Noah Robischon
November 02, 2000 AT 05:00 AM EST

What the Napster deal means for music swappers

Ever lost your Net connection in the middle of downloading a song? It’s a big disappointment — which is what Napster users are feeling now that their favorite music trading mecca is in bed with Bertelsmann, one of the world’s biggest record companies. But instead of fighting Napster’s decision to develop a ”for pay” membership service on top of the existing free for all, downloaders should be facing the music.

Sharing tunes without paying for them, after all, is only one part of what makes Napster sing. File swapping is also a magnificent way of bringing people with similar musical tastes together, because two people who like U2 probably have something to talk about.

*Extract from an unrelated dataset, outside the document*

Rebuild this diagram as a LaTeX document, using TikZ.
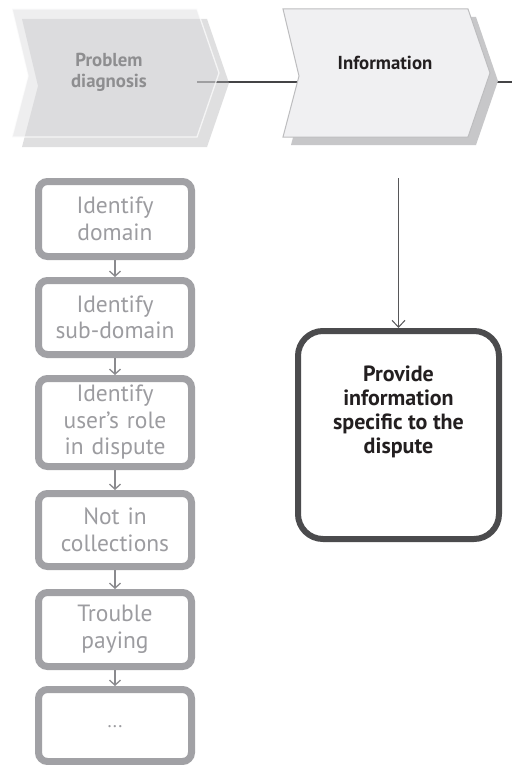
\documentclass[tikz,border=0pt]{standalone}
\usepackage{fontspec}
\setmainfont{PT Sans}
\usetikzlibrary{arrows.meta}
\definecolor{boxgray}{HTML}{A1A1A5}
\definecolor{boxtext}{HTML}{9C9CA0}
\definecolor{flowgray}{HTML}{8A8A8E}
\definecolor{darkbox}{HTML}{4B4B4D}
\definecolor{chevfill}{HTML}{F0F0F2}
\definecolor{chevline}{HTML}{BDBDBF}
\definecolor{chevshadow}{HTML}{C7C7C9}
\definecolor{fadeshadow}{HTML}{B1B1B3}
\definecolor{fadefill}{HTML}{DADADC}
\definecolor{fadetext}{HTML}{8E8E90}
\definecolor{textdark}{HTML}{231F20}
\definecolor{linkdark}{HTML}{444446}
\begin{document}
\begin{tikzpicture}[x=1pt,y=-1pt,
  stepbox/.style={draw=boxgray, line width=7pt, rounded corners=9pt,
    minimum width=153pt, text width=150pt, align=center, text=boxtext,
    inner sep=0pt, font=\fontsize{23.5}{26.5}\selectfont},
  infobox/.style={draw=darkbox, line width=6pt, rounded corners=25pt,
    minimum width=201pt, minimum height=208pt, inner sep=0pt},
  infotxt/.style={text=textdark, align=center, inner sep=0pt,
    font=\fontsize{22}{24}\selectfont\bfseries},
  chevtxt/.style={align=center, inner sep=0pt,
    font=\fontsize{18.8}{21}\selectfont\bfseries},
  flow/.style={draw=flowgray, line width=1.5pt,
    -{Straight Barb[length=5pt,width=11pt,line width=1.3pt]}},
  drop/.style={draw=linkdark!90, line width=1pt,
    -{Straight Barb[length=7pt,width=13pt,line width=1pt]}},
  link/.style={draw=linkdark, line width=1.7pt},
  chevshape/.style={line width=1pt}
]
\useasboundingbox (0,0) rectangle (512,765);
\fill[white] (0,0) rectangle (512,765);

% connector coordinates
\coordinate (c1out) at (197,82);
\coordinate (c2in) at (297.5,82);
\coordinate (c2out) at (468,82);
\coordinate (rightend) at (512,82);

% connectors between the chevrons (drawn beneath them)
\draw[link] (c1out) -- (c2in);
\draw[link] (c2out) -- (rightend);

% chevron 2 : Information
\fill[chevshadow] (291,17) -- (476,17) -- (498,81) -- (476,145) -- (291,145) -- (307,84) -- cycle;
\filldraw[chevshape, fill=chevfill, draw=chevline] (283,9) -- (468,9) -- (490,73) -- (468,137) -- (283,137) -- (299,76) -- cycle;
\node[chevtxt, text=textdark] (info) at (385,63) {Information};

% chevron 1 : Problem diagnosis (faded)
\begin{scope}[shift={(-271,0)}]
\fill[fadeshadow, opacity=0.4] (293,19) -- (478,19) -- (500,83) -- (478,147) -- (293,147) -- (309,86) -- cycle;
\fill[fadefill, opacity=0.45] (283,9) -- (468,9) -- (490,73) -- (468,137) -- (283,137) -- (299,76) -- cycle;
\draw[white, opacity=0.7, line width=1.3pt] (283,9) -- (468,9) -- (490,73) -- (468,137) -- (283,137) -- (299,76) -- cycle;
\end{scope}
\node[chevtxt, text=fadetext] (diag) at (109,72) {Problem\\diagnosis};

% left column of steps
\node[stepbox, minimum height=75pt] (b1) at (115,219) {Identify\\domain};
\node[stepbox, minimum height=74pt] (b2) at (115,317.5) {Identify\\sub-domain};
\node[stepbox, minimum height=88pt] (b3) at (115,422.5) {Identify\\user's role\\in dispute};
\node[stepbox, minimum height=73pt] (b4) at (115,530) {Not in\\collections};
\node[stepbox, minimum height=74pt] (b5) at (115,629.5) {Trouble\\paying};
\node[stepbox, minimum height=72pt] (b6) at (115,725.5) {\raisebox{-4pt}{\fontsize{19}{20}\selectfont ...}};

\draw[flow] (b1.south) -- (b2.north);
\draw[flow] (b2.south) -- (b3.north);
\draw[flow] (b3.south) -- (b4.north);
\draw[flow] (b4.south) -- (b5.north);
\draw[flow] (b5.south) -- (b6.north);

% information box
\node[infobox] (ibox) at (398.5,435) {};
\node[infotxt] (itext) at (398.5,412) {Provide\\information\\specific to the\\dispute};
\coordinate (dropstart) at (398.5,178);
\draw[drop] (dropstart) -- (ibox.north);
\end{tikzpicture}
\end{document}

And whenever I come across another Napster user with a folder full of songs I like, and one or two that I’ve never heard of, it’s a good bet I’ll like that new stuff. Which is part of why the service has become so popular even though MP3 files can just as easily be downloaded from a website, or sent via e-mail.

No one understands this better than Napster’s creator, 19 year old Shawn Fanning. ”Napster has grown to 38 million users in about a year, and we grew because we had a great user experience and a product that people really loved,” he told me after the announcement on Tuesday. ”There’s no way we’re going to threaten that.” Indeed, the famed code slinger’s top priority right now isn’t building a way for the service to accept credit card payments, or creating a copy proof file format to appease record labels, but improving Napster’s user interface to make it easier to connect with other users and build fan communities.

Bertelsmann’s CEO, Thomas Middelhoff, also understands the value of an online audience. He invested in America Online in 1994, back when people joked about it being a gigantic digital pickup bar. But not all those chatters were hot blooded typists, and once AOL had them hooked it was fairly easy to feed entertainment news, stock portfolios, and all kinds of other services to them — and no one balks at paying a monthly fee in exchange. Napster, which is barely two years old, already has nearly the number of users at any given time of day that AOL does. And Fanning says that every time he adds a new server to handle the traffic, it fills to capacity overnight.

That kind of growth is expensive to keep up with, and, combined with a potentially costly lawsuit brought by the Recording Industry Association of America on behalf of record companies, could easily put Napster out of business. So, free music addicts, which would you prefer? To see Napster go under and be replaced by less reliable services like Gnutella and Napigator, or to cough up a monthly membership fee — CEO Hank Barry mentioned $4.95 per month — in exchange for an even better file sharing service?

The influx of cash from Bertelsmann gives Fanning the resources to improve the service, while also showing the courtroom hungry recording industry that Napster is willing to play fair. And Napster users would see benefits as well: higher quality music files, more stable downloads, reliable track listings, liner notes, and artwork. And to appease the ever paranoid netniks out there, Barry is promising a detailed accounting of how the membership fees will be split between rights holders, artists, and record labels. Plus, Napster would still maintain a free area on the service to help promote unsigned bands and underground artists.

The iffy part of the Bertelsmann deal is that it probably won’t make recording contracts any more fair to artists. But you can’t change everything at once. And I’d rather Napster survive than see its revolutionary download interrupted.